Cet automne la Vallée a été touchée par dix jours consécutifs d’incendies qui ont brûlé des centaines d’hectares de forêt. Là aussi on a pu assister à une mobilisation massive, rapide et efficace de dizaines de militants No Tav aux côtés des groupes officiellement préposés à la prévention des incendies (qui pour la plupart sont eux-mêmes des No Tav). Dans le moment le plus violent le ministre de l’Intérieur a declaré à la presse que les indemnisations pourraient être versées suite à la calamité en cours. L’« offre » a été publiquement refusée par un communiqué très dur redigé par les maires de la vallée.
Au sein du mouvement, on discute maintenant d’une grande manifestation pour les premiers mois de l’année, contre le modèle dominant de developpement, tandis qu’un nouveau front de lutte pourrait s’ouvrir très tôt contre un nouveau chantier qui vient de débuter un peu plus au nord de la Vallée, destiné à accueillir les déchets des travaux d’excavation.
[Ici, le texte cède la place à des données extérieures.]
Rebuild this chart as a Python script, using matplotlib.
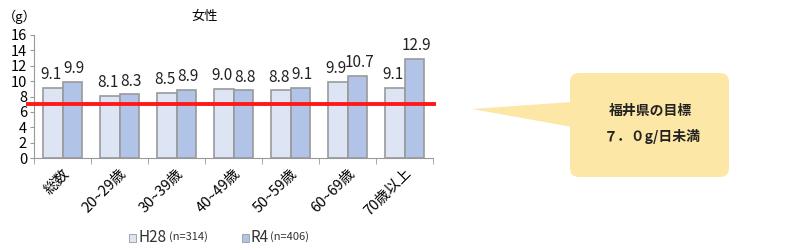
import matplotlib
matplotlib.use("Agg")
import matplotlib.pyplot as plt
import numpy as np
from matplotlib.patches import FancyBboxPatch, Polygon, Rectangle

plt.rcParams['font.family'] = ['Noto Sans CJK JP', 'DejaVu Sans']

CATS = ["総数", "20~29歳", "30~39歳", "40~49歳", "50~59歳", "60~69歳", "70歳以上"]
H28 = [9.1, 8.1, 8.5, 9.0, 8.8, 9.9, 9.1]
R4 = [9.9, 8.3, 8.9, 8.8, 9.1, 10.7, 12.9]
TARGET = 7.0
C_H28, C_R4, EDGE = "#dde4f4", "#b1c4e7", "#9a9a9a"

fig = plt.figure(figsize=(8, 2.5), dpi=100)
ax = fig.add_axes([34/800, 1-158/250, 399/800, 123/250])
x = np.arange(len(CATS)); w = 0.335
ax.bar(x - w/2, H28, w, color=C_H28, edgecolor=EDGE, lw=1.2)
ax.bar(x + w/2, R4, w, color=C_R4, edgecolor=EDGE, lw=1.2)
for xi, v in zip(x - w/2, H28):
    ax.text(xi - 0.04, v + 0.6, f"{v:.1f}", ha="center", va="bottom", fontsize=11, color="#222")
for xi, v in zip(x + w/2, R4):
    ax.text(xi + 0.04, v + 0.6, f"{v:.1f}", ha="center", va="bottom", fontsize=11, color="#222")
ax.hlines(TARGET, -0.64, 6.56, color="#ff1a1a", lw=2.8, clip_on=False, zorder=5)

ax.set_xlim(-0.5, 6.5); ax.set_ylim(0, 16)
ax.set_yticks(range(0, 17, 2))
ax.tick_params(axis="y", labelsize=10.5, length=3, color="#999", pad=2)
ax.set_xticks(x); ax.set_xticklabels(CATS, rotation=45, ha="right", rotation_mode="anchor", fontsize=10.5)
ax.tick_params(axis="x", length=0, pad=6)
ax.set_xticks(np.arange(-0.5, 7, 1), minor=True)
ax.tick_params(axis="x", which="minor", length=4, color="#999")
for s in ["top", "right"]: ax.spines[s].set_visible(False)
for s in ["left", "bottom"]: ax.spines[s].set_color("#999")

fig.text(205/800, 1-16/250, "女性", ha="center", va="center", fontsize=9.5)
fig.text(3/800, 1-17/250, "（g）", ha="left", va="center", fontsize=9.5)

# overlay for legend and callout (pixel coords)
ov = fig.add_axes([0, 0, 1, 1]); ov.set_xlim(0, 800); ov.set_ylim(250, 0); ov.axis("off")
ov.add_patch(Rectangle((129, 234), 7, 8, fc=C_H28, ec=EDGE, lw=0.6))
ov.text(138, 238, "H28", fontsize=11, va="center", color="#333")
ov.text(169, 237, "(n=314)", fontsize=8, va="center", color="#333")
ov.add_patch(Rectangle((242, 234), 7, 8, fc=C_R4, ec=EDGE, lw=0.6))
ov.text(251, 238, "R4", fontsize=11, va="center", color="#333")
ov.text(270, 237, "(n=406)", fontsize=8, va="center", color="#333")

ov.add_patch(FancyBboxPatch((570, 73), 159, 104, boxstyle="round,pad=0,rounding_size=9",
                            fc="#fde7a6", ec="none"))
ov.add_patch(Polygon([(472, 109), (572, 102), (572, 127)], closed=True, fc="#fde7a6", ec="none"))
ov.text(650, 111, "福井県の目標", ha="center", va="center", fontsize=10, fontweight="bold", color="#222")
ov.text(652, 137, "７．０g/日未満", ha="center", va="center", fontsize=10, fontweight="bold", color="#222")

fig.savefig("out.png", dpi=100)
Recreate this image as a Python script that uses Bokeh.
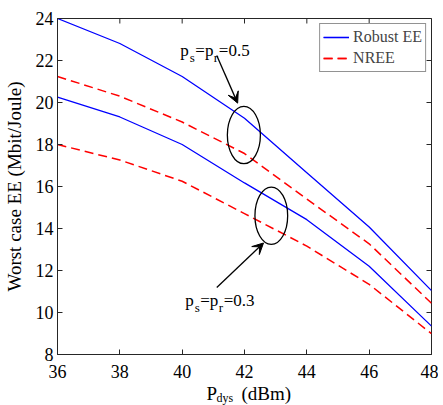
import math
from bokeh.plotting import figure
from bokeh.models import (Range1d, Label, Arrow, VeeHead, Legend,
                          LegendItem, FixedTicker)
from bokeh.embed import file_html
from bokeh.resources import INLINE

# ---- data ----
p_dys = [36, 38, 40, 42, 44, 46, 48]
robust_05 = [24.0, 22.81, 21.24, 19.25, 16.66, 14.07, 11.04]
nree_05 = [21.24, 20.3, 19.07, 17.57, 15.4, 13.27, 10.44]
robust_03 = [20.26, 19.31, 18.0, 16.17, 14.42, 12.2, 9.35]
nree_03 = [18.0, 17.26, 16.25, 14.71, 13.16, 11.34, 8.99]
x_ticks = [36, 38, 40, 42, 44, 46, 48]
y_ticks = [8, 10, 12, 14, 16, 18, 20, 22, 24]
x_lim = [36, 48]
y_lim = [8, 24]

# annotation geometry (data units)
ell_x = [41.98, 42.86]
ell_y = [18.45, 14.61]
ell_w = [1.06, 1.05]
ell_h = [2.73, 2.73]

FONT = "Liberation Serif"
AX = "#262626"

p = figure(frame_width=374, frame_height=336, output_backend="svg",
           toolbar_location=None, x_range=Range1d(*x_lim), y_range=Range1d(*y_lim),
           min_border_left=51, min_border_top=18, min_border_right=7,
           min_border_bottom=51)
p.xgrid.visible = False
p.ygrid.visible = False
p.outline_line_color = AX
p.outline_line_width = 1

for ax in (p.xaxis[0], p.yaxis[0]):
    ax.major_label_text_font = FONT
    ax.major_label_text_font_size = "18px"
    ax.major_label_text_color = "black"
    ax.axis_line_color = AX
    ax.major_tick_line_color = AX
    ax.major_tick_in = 5
    ax.major_tick_out = 0
    ax.minor_tick_line_color = None
    ax.axis_label_text_font = FONT
    ax.axis_label_text_font_size = "19px"
    ax.axis_label_text_font_style = "normal"
    ax.axis_label_text_color = "black"

p.xaxis[0].ticker = FixedTicker(ticks=x_ticks)
p.yaxis[0].ticker = FixedTicker(ticks=y_ticks)
p.xaxis[0].major_label_standoff = 10
p.yaxis[0].major_label_standoff = 4
p.yaxis[0].axis_label = "Worst case EE (Mbit/Joule)"
p.yaxis[0].axis_label_standoff = 8

# inward box ticks on top / right edges (half of each dash is clipped by the frame)
p.scatter(x=x_ticks, y=[y_lim[1]] * len(x_ticks), marker="dash", size=10,
          angle=math.pi / 2, line_color=AX, line_width=1)
p.scatter(x=[x_lim[1]] * len(y_ticks), y=y_ticks, marker="dash", size=10,
          line_color=AX, line_width=1)

r1 = p.line(p_dys, robust_05, line_color="blue", line_width=1.3)
r2 = p.line(p_dys, nree_05, line_color="red", line_width=1.5, line_dash="9 5")
r3 = p.line(p_dys, robust_03, line_color="blue", line_width=1.3)
r4 = p.line(p_dys, nree_03, line_color="red", line_width=1.5, line_dash="9 5")

p.ellipse(x=ell_x, y=ell_y, width=ell_w, height=ell_h, fill_color=None,
          line_color="black", line_width=1.3)

p.add_layout(Arrow(end=VeeHead(size=11, fill_color="black", line_color="black"),
                   x_start=41.11, y_start=22.24, x_end=41.78, y_end=19.97,
                   line_color="black", line_width=1.3))
p.add_layout(Arrow(end=VeeHead(size=11, fill_color="black", line_color="black"),
                   x_start=41.11, y_start=11.19, x_end=42.61, y_end=13.31,
                   line_color="black", line_width=1.3))


def sub_text(x, y, parts):
    # parts: list of (text, x_offset_px, is_sub)
    for txt, dx, sub in parts:
        p.add_layout(Label(x=x, y=y, x_offset=dx, y_offset=(-7 if sub else 0),
                           text=txt, text_font=FONT,
                           text_font_size=("13px" if sub else "17px"),
                           text_color="black", text_baseline="alphabetic"))


sub_text(39.94, 22.48, [("p", 0, False), ("s", 9.5, True), ("=p", 15, False),
                        ("r", 33.5, True), ("=0.5", 38.5, False)])
sub_text(40.10, 10.58, [("p", 0, False), ("s", 9.5, True), ("=p", 15, False),
                        ("r", 33.5, True), ("=0.3", 38.5, False)])

# x-axis label with subscript, placed in the panel below the frame (not clipped)
for txt, dx, dy, fs in (("P", 0, -39, "19px"), ("dys", 10, -43, "12px"),
                        ("(dBm)", 35, -39, "19px")):
    p.add_layout(Label(x=40.78, y=y_lim[0], x_offset=dx, y_offset=dy, text=txt,
                       text_font=FONT, text_font_size=fs, text_color="black",
                       text_baseline="alphabetic"), "below")

legend = Legend(items=[LegendItem(label="Robust EE", renderers=[r1, r3]),
                       LegendItem(label="NREE", renderers=[r2, r4])],
                location="top_right", margin=5, padding=3, spacing=1,
                glyph_width=26, glyph_height=20, label_height=20,
                label_standoff=4, label_text_font=FONT, label_text_font_size="16px",
                border_line_color=AX, border_line_width=1, background_fill_alpha=1)
p.add_layout(legend)

open("out.html", "w").write(file_html(p, INLINE))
Comme le dit le plus crié des slogans No Tav : « A sarà düra… ma per loro ! » [« Ça va être dur, mais pour eux ! »].
[1] Il est intéressant de remarquer que la societé Artesia, franco-italienne, issue d’une collaboration SNCF/Trenitalia, a été dissoute en 2011 sur la base de désaccords entre les deux entreprises et une baisse de la demande côté voyageurs. Le service est maintenant assuré par la seule SNCF.
[2] Centro sociale Askatasuna, A sarà düra. Storie di vita e militanza no tav, DeriveApprodi, Roma, 2013. Toutes les interviews présentes dans le livre, et même quelques-unes de plus, sont consultables en ligne – en italien.
[3] Collectif Mauvaise Troupe, Contrées. Histoires croisées de la Zad de Notre-Dame-des-Landes et de la lutte No Tav dans le Val Susa, Editions de l'éclat, 2016. Le livre est consultable en ligne dans sa totalité.
[4] Trans-European Transport Network.